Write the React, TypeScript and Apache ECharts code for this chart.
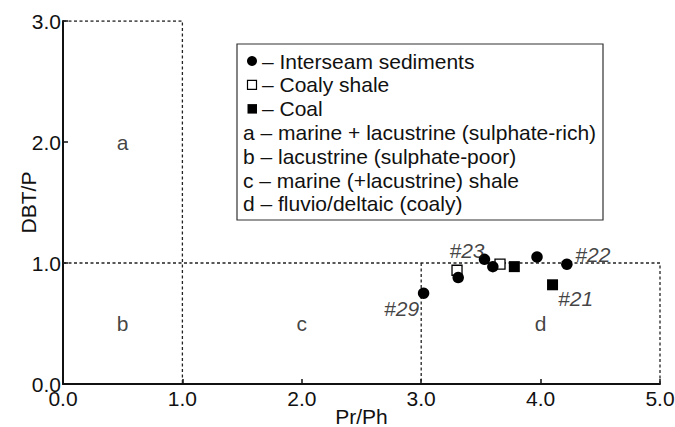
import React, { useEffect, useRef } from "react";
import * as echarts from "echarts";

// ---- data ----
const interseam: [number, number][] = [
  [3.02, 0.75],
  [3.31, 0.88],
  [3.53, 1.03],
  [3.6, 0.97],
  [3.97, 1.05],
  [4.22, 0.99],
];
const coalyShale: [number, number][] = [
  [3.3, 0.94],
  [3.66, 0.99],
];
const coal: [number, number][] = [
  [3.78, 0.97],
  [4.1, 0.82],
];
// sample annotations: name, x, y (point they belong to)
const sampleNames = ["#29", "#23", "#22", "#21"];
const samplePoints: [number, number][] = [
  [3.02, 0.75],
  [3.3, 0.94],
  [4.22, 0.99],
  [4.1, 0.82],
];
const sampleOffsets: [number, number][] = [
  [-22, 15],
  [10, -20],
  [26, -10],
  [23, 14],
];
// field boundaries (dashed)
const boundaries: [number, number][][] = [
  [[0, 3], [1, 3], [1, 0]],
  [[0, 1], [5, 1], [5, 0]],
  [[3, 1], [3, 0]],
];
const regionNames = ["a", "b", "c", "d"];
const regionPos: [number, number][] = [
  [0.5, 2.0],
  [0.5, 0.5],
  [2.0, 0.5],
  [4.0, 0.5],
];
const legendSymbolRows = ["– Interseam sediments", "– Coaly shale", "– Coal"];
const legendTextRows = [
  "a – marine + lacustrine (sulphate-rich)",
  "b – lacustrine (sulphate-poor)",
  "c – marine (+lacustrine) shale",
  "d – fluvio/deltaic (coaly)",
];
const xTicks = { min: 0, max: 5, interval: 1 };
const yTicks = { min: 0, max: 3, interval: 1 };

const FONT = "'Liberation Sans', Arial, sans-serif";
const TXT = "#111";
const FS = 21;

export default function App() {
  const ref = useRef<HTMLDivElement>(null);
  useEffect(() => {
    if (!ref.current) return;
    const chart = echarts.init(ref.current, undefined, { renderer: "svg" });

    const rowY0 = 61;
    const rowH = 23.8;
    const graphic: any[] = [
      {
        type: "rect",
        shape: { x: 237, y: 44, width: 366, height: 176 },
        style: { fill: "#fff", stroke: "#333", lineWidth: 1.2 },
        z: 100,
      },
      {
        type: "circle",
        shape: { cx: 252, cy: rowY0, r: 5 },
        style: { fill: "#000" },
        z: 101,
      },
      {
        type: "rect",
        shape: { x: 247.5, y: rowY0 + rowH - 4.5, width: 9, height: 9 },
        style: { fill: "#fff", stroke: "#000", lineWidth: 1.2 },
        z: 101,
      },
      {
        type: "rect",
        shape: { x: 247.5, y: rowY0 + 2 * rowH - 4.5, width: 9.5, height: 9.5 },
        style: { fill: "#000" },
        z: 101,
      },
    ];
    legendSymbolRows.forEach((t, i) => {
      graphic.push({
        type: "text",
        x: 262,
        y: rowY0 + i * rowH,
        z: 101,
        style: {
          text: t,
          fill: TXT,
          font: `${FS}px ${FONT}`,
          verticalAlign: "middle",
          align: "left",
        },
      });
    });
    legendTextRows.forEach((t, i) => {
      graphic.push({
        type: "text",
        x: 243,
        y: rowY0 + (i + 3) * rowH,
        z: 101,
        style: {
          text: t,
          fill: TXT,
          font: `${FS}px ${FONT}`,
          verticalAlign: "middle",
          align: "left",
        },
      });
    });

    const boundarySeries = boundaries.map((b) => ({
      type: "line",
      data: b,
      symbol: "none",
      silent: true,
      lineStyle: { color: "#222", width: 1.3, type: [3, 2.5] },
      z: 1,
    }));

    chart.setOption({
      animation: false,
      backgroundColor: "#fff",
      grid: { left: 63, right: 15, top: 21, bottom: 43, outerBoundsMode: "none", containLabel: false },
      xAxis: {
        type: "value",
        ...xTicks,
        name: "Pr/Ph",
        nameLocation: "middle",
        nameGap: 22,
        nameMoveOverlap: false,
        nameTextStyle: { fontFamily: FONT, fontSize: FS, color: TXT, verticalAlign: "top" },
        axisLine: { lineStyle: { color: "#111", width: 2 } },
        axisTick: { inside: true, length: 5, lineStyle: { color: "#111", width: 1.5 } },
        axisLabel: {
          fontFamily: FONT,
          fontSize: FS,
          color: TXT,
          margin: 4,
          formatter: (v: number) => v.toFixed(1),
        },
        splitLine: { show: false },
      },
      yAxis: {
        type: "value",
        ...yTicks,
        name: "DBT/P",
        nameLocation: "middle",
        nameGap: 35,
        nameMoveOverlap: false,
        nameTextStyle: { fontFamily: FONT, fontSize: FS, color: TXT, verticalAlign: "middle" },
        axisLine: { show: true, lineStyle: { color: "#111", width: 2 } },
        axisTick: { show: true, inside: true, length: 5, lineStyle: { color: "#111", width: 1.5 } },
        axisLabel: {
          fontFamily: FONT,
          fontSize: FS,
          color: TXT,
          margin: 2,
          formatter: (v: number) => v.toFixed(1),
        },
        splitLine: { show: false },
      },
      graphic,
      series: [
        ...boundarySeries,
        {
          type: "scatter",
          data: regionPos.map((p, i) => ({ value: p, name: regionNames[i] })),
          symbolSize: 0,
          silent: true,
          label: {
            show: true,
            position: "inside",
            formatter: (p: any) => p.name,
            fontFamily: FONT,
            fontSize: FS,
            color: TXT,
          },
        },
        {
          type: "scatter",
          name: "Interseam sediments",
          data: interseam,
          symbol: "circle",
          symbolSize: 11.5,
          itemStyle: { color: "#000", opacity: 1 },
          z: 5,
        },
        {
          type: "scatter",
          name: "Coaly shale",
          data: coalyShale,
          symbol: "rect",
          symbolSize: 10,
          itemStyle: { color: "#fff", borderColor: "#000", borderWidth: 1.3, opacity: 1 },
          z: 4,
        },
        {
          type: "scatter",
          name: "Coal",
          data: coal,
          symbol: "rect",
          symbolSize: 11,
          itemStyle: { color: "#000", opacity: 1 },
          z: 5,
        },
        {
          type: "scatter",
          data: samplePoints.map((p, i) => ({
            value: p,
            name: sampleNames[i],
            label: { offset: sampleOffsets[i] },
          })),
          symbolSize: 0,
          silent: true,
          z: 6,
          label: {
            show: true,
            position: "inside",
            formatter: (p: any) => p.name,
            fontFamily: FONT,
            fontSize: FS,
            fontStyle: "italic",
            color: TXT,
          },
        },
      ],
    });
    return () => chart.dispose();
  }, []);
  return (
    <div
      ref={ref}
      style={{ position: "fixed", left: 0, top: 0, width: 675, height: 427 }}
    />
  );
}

» Written exercise: Repeat only the lines between the start of the data and the line with "import * as", including those two lines, and skip the pictures.

» Worked answer:
Write the React, TypeScript and Apache ECharts code for this chart.
import React, { useEffect, useRef } from "react";
import * as echarts from "echarts";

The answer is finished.